Wittmann et al. 3, 4 were perhaps the first to consider representing a cement or concrete microstructure numerically within a computer with the development of their "numerical concrete." A concrete microstructure consisting of aggregates in a cement paste matrix was generated and mapped onto a finite-element grid, allowing for the computation of thermal, hygral, and mechanical stress distributions. Each aggregate particle could be mapped onto one or more finite elements, so that this model represented the concrete at the subparticle level.
At the level of cement paste, pioneering work in directly representing the cement paste microstructure at the cement particle level was performed by Jennings and Johnson, 5 who developed a continuum representation based on spherical cement (tricalcium silicate, C3S) particles enveloped by hydration shells of calcium silicate hydrate (C-S-H) gel, whose thickness, increased over time. In addition, calcium hydroxide (CH) crystals were allowed to nucleate and grow in the continuum pore space. This model is classified as being of the continuum type, in that each particle can be described by its centroid location and a set of radii, corresponding to the unhydrated core and one or more shells of hydration products (representing inner and outer C-S-H product, 6 for example). A somewhat similar approach was formulated by van Breugel, 7, 8 who, by accounting for the volumes of embedded cement particles and other morphological aspects of the hydrating cement paste system, was able to predict the hydration behavior, explicitly considering the cement particle-size distribution, its chemical composition, water-to-cement (w/c) ratio, and temperature. An example of the graphical output produced by this model, and quite similar to that first produced by the Jennings/Johnson model, can be found in Fig. A1. This approach is currently undergoing further development by other research groups. 9
A second type of continuum model being used to generate cement microstructures is based on the mosaic method. 10 Here, a two-dimensional space is divided by a set of intersecting lines (planes would be used in three dimensions), and the resultant polygonal shapes taken to represent unhydrated cement particles and hydration products. Although multiple discrete phases can be modeled easily using this technique, simultaneously modeling multiple continuous or percolated phases, such as CH, capillary porosity, and C-S-H gel in cement paste, may present a computational challenge. In summary, continuum models can provide valuable quantitative information, such as the effects of particle size on hydration kinetics, but one finds it difficult to analyze such a microstructure to directly compute transport and elastic properties, such as can be easily computed for Wittmann's numerical concrete.

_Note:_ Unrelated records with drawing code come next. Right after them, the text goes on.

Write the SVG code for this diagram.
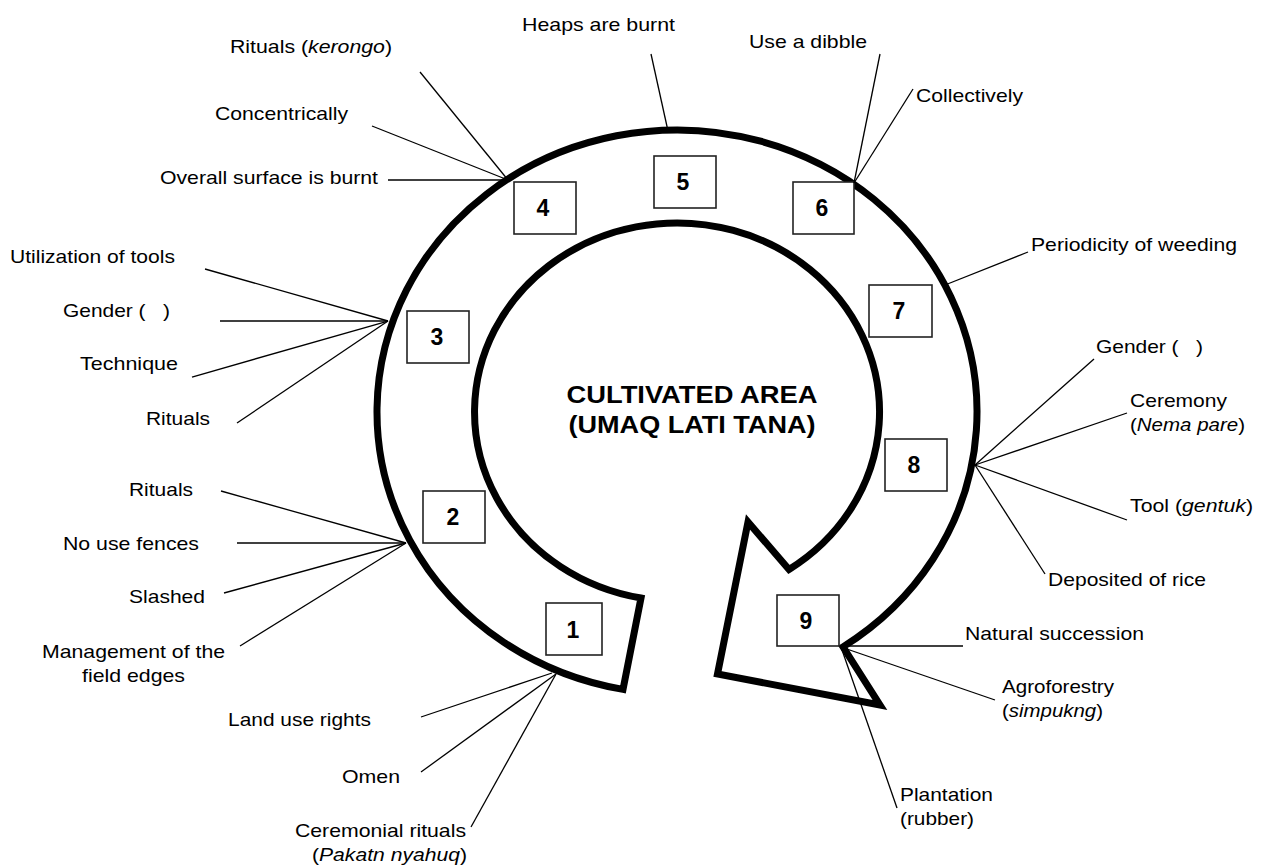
<svg xmlns="http://www.w3.org/2000/svg" width="1261" height="866" viewBox="0 0 1261 866">
<style>
.bg{fill:#fff}
.ring{fill:none;stroke:#000;stroke-width:7;stroke-linejoin:miter}
.box{fill:#fff;stroke:#222;stroke-width:1.6}
.num{font-family:"Liberation Sans",Arial,sans-serif;font-size:23px;font-weight:bold;fill:#000;text-anchor:middle}
.lbl{font-family:"Liberation Sans",Arial,sans-serif;font-size:19px;fill:#000}
.ctr{font-family:"Liberation Sans",Arial,sans-serif;font-size:24px;font-weight:bold;fill:#000;text-anchor:middle}
.it{font-style:italic}
.con line{stroke:#000;stroke-width:1.3}
</style>
<rect class="bg" x="0" y="0" width="1261" height="866"/>

<g id="ring">
<path class="ring" d="M 623 689.4 A 300 282 0 1 1 843 646.9 L 880 705 L 717.5 674 L 748 522 L 789 569.5 A 202.5 189 0 1 0 641 598 Z"/>
</g>

<g id="center">
<text class="ctr" x="692" y="403" textLength="251" lengthAdjust="spacingAndGlyphs">CULTIVATED AREA</text>
<text class="ctr" x="692" y="433" textLength="247" lengthAdjust="spacingAndGlyphs">(UMAQ LATI TANA)</text>
</g>

<g id="box1"><rect class="box" x="546" y="603" width="56" height="52"/><text class="num" x="573" y="638">1</text></g>
<g id="box2"><rect class="box" x="423" y="491" width="62" height="52"/><text class="num" x="453" y="525">2</text></g>
<g id="box3"><rect class="box" x="407" y="311" width="62" height="52"/><text class="num" x="437" y="345">3</text></g>
<g id="box4"><rect class="box" x="514" y="182" width="62" height="52"/><text class="num" x="543" y="216">4</text></g>
<g id="box5"><rect class="box" x="654" y="156" width="62" height="52"/><text class="num" x="683" y="190">5</text></g>
<g id="box6"><rect class="box" x="793" y="182" width="61" height="52"/><text class="num" x="822" y="216">6</text></g>
<g id="box7"><rect class="box" x="869" y="285" width="63" height="52"/><text class="num" x="899" y="319">7</text></g>
<g id="box8"><rect class="box" x="885" y="439" width="62" height="52"/><text class="num" x="914" y="473">8</text></g>
<g id="box9"><rect class="box" x="777" y="595" width="62" height="51"/><text class="num" x="806" y="629">9</text></g>

<g id="connectors" class="con">
<line x1="420" y1="72" x2="508" y2="180"/>
<line x1="372" y1="126" x2="508" y2="180"/>
<line x1="388" y1="180" x2="508" y2="180"/>
<line x1="651" y1="54" x2="668" y2="131"/>
<line x1="880" y1="54" x2="854" y2="183"/>
<line x1="913" y1="89" x2="854" y2="183"/>
<line x1="1028" y1="252" x2="945" y2="285"/>
<line x1="1094" y1="359" x2="975" y2="465"/>
<line x1="1127" y1="413" x2="975" y2="465"/>
<line x1="1127" y1="520" x2="975" y2="465"/>
<line x1="1045" y1="574" x2="975" y2="465"/>
<line x1="841" y1="646" x2="963" y2="646"/>
<line x1="995" y1="700" x2="841" y2="647"/>
<line x1="897" y1="808" x2="841" y2="647"/>
<line x1="205" y1="269" x2="388" y2="321"/>
<line x1="220" y1="321" x2="388" y2="321"/>
<line x1="192" y1="377" x2="388" y2="321"/>
<line x1="237" y1="423" x2="388" y2="321"/>
<line x1="221" y1="491" x2="406" y2="543"/>
<line x1="237" y1="543" x2="406" y2="543"/>
<line x1="224" y1="593" x2="406" y2="543"/>
<line x1="240" y1="646" x2="406" y2="543"/>
<line x1="421" y1="717" x2="552" y2="673"/>
<line x1="421" y1="772" x2="556" y2="674"/>
<line x1="471" y1="827" x2="556" y2="674"/>
</g>

<g id="label-rituals-kerongo"><text class="lbl" x="230" y="53" textLength="162" lengthAdjust="spacingAndGlyphs">Rituals (<tspan class="it">kerongo</tspan>)</text></g>
<g id="label-concentrically"><text class="lbl" x="215" y="120" textLength="133" lengthAdjust="spacingAndGlyphs">Concentrically</text></g>
<g id="label-overall"><text class="lbl" x="160" y="184" textLength="218" lengthAdjust="spacingAndGlyphs">Overall surface is burnt</text></g>
<g id="label-heaps"><text class="lbl" x="522" y="31" textLength="153" lengthAdjust="spacingAndGlyphs">Heaps are burnt</text></g>
<g id="label-dibble"><text class="lbl" x="749" y="48" textLength="118" lengthAdjust="spacingAndGlyphs">Use a dibble</text></g>
<g id="label-collectively"><text class="lbl" x="916" y="102" textLength="107" lengthAdjust="spacingAndGlyphs">Collectively</text></g>
<g id="label-periodicity"><text class="lbl" x="1031" y="251" textLength="206" lengthAdjust="spacingAndGlyphs">Periodicity of weeding</text></g>
<g id="label-gender-right"><text class="lbl" x="1096" y="353" textLength="107" lengthAdjust="spacingAndGlyphs">Gender (&#160;&#160;&#160;)</text></g>
<g id="label-ceremony">
<text class="lbl" x="1130" y="407" textLength="97" lengthAdjust="spacingAndGlyphs">Ceremony</text>
<text class="lbl" x="1130" y="431" textLength="115" lengthAdjust="spacingAndGlyphs">(<tspan class="it">Nema pare</tspan>)</text>
</g>
<g id="label-tool"><text class="lbl" x="1130" y="512" textLength="123" lengthAdjust="spacingAndGlyphs">Tool (<tspan class="it">gentuk</tspan>)</text></g>
<g id="label-deposited"><text class="lbl" x="1048" y="586" textLength="158" lengthAdjust="spacingAndGlyphs">Deposited of rice</text></g>
<g id="label-natural"><text class="lbl" x="965" y="640" textLength="179" lengthAdjust="spacingAndGlyphs">Natural succession</text></g>
<g id="label-agroforestry">
<text class="lbl" x="1002" y="693" textLength="112" lengthAdjust="spacingAndGlyphs">Agroforestry</text>
<text class="lbl" x="1002" y="717" textLength="101" lengthAdjust="spacingAndGlyphs">(<tspan class="it">simpukng</tspan>)</text>
</g>
<g id="label-plantation">
<text class="lbl" x="900" y="801" textLength="93" lengthAdjust="spacingAndGlyphs">Plantation</text>
<text class="lbl" x="900" y="825" textLength="74" lengthAdjust="spacingAndGlyphs">(rubber)</text>
</g>
<g id="label-ceremonial">
<text class="lbl" x="295" y="837" textLength="171" lengthAdjust="spacingAndGlyphs">Ceremonial rituals</text>
<text class="lbl" x="312" y="861" textLength="155" lengthAdjust="spacingAndGlyphs">(<tspan class="it">Pakatn nyahuq</tspan>)</text>
</g>
<g id="label-omen"><text class="lbl" x="342" y="783" textLength="58" lengthAdjust="spacingAndGlyphs">Omen</text></g>
<g id="label-land"><text class="lbl" x="228" y="726" textLength="143" lengthAdjust="spacingAndGlyphs">Land use rights</text></g>
<g id="label-management">
<text class="lbl" x="42" y="658" textLength="183" lengthAdjust="spacingAndGlyphs">Management of the</text>
<text class="lbl" x="82" y="682" textLength="103" lengthAdjust="spacingAndGlyphs">field edges</text>
</g>
<g id="label-slashed"><text class="lbl" x="129" y="603" textLength="76" lengthAdjust="spacingAndGlyphs">Slashed</text></g>
<g id="label-fences"><text class="lbl" x="63" y="550" textLength="136" lengthAdjust="spacingAndGlyphs">No use fences</text></g>
<g id="label-rituals-2"><text class="lbl" x="129" y="496" textLength="64" lengthAdjust="spacingAndGlyphs">Rituals</text></g>
<g id="label-rituals-3"><text class="lbl" x="146" y="425" textLength="64" lengthAdjust="spacingAndGlyphs">Rituals</text></g>
<g id="label-technique"><text class="lbl" x="80" y="370" textLength="98" lengthAdjust="spacingAndGlyphs">Technique</text></g>
<g id="label-gender-left"><text class="lbl" x="63" y="317" textLength="107" lengthAdjust="spacingAndGlyphs">Gender (&#160;&#160;&#160;)</text></g>
<g id="label-utilization"><text class="lbl" x="10" y="263" textLength="165" lengthAdjust="spacingAndGlyphs">Utilization of tools</text></g>
</svg>
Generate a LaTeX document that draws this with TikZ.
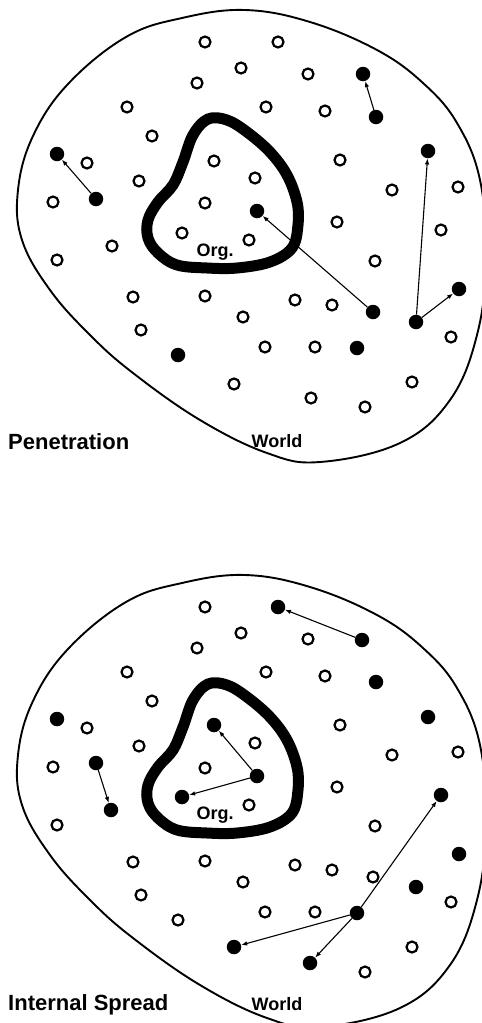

Fig. A1. Example of graphical output from the model of van Breugel. Image shown is a two-dimensional slice from a three-dimensional spherical computational volume (unhydrated cement cores are dark blue, inner C-S-H product is red, outer C-S-H project is yellow, and water-filled space is light blue). (Courtesy of K. van Breugel.)
An alternate approach to continuum-based models has been the development of so called digital-image-based models 2, 11 These models operate at the subparticle level as each cement particle is represented as a collection of elements (pixels). Cement hydration can then be simulated by operating on the entire collection of pixels using a set of cellular-automata-like rules, 12 as illustrated in Fig. A2. This allows for the direct representation of multisize, multiphase, nonspherical cement particles. In two dimensions, a processed SEM image (as described in Panel B) can be used as direct input into the hydration model. The model has evolved from one based simply on the hydration of C 3S 13 to one that considers all of the major phases present in cement. 14 Recently, a similar two-dimensional model that emphasizes ion concentrations and diffusion processes has been developed.15 Because of the underlying pixel representation of these microstructures, mapping the microstructure onto a finite-difference or finite-element grid becomes trivial, because there can be a simple one-to-one mapping between pixels and finite elements. Thus, properties such as percolation, 11 diffusivity, 16 complex impedance, 17 and setting behavior 2 are easily computable. The major limitation of digital-image-based models is perhaps one of resolution. Because each pixel is typically 1 µm3 in volume, features smaller than this cannot be resolved. Fortunately, most cement particles are between 1 and 70 µm in diameter, so that a given cement can be very accurately represented in a computational volume of 200 x 200 x 200 pixels. In addition, models at the micrometer level have been successfully integrated with others at the manometer (C-S-H gel) and millimeter (mortar or concrete) level to provide a quantitative description of concrete microstructure that spans 7 orders of magnitude in scale. 18, 19
Fig. A2. Illustration of various steps in the digital-image-based cement hydration model showing, from bottom to top, initial cement particles in water (black), highlighting (white) of all cement particle surfaces in contact with water, generation of one-pixel diffusing species, and hydrated images at ~32% and 76% hydration, respectively (C 32 is red, C2 S is blue, C3A is bright green, C4AF is orange, gypsum is pale green, C-S-H is yellow, CH is dark blue, and aluminate hydration products (ettringite, monosulfoaluminate, and C3 AH6) are green).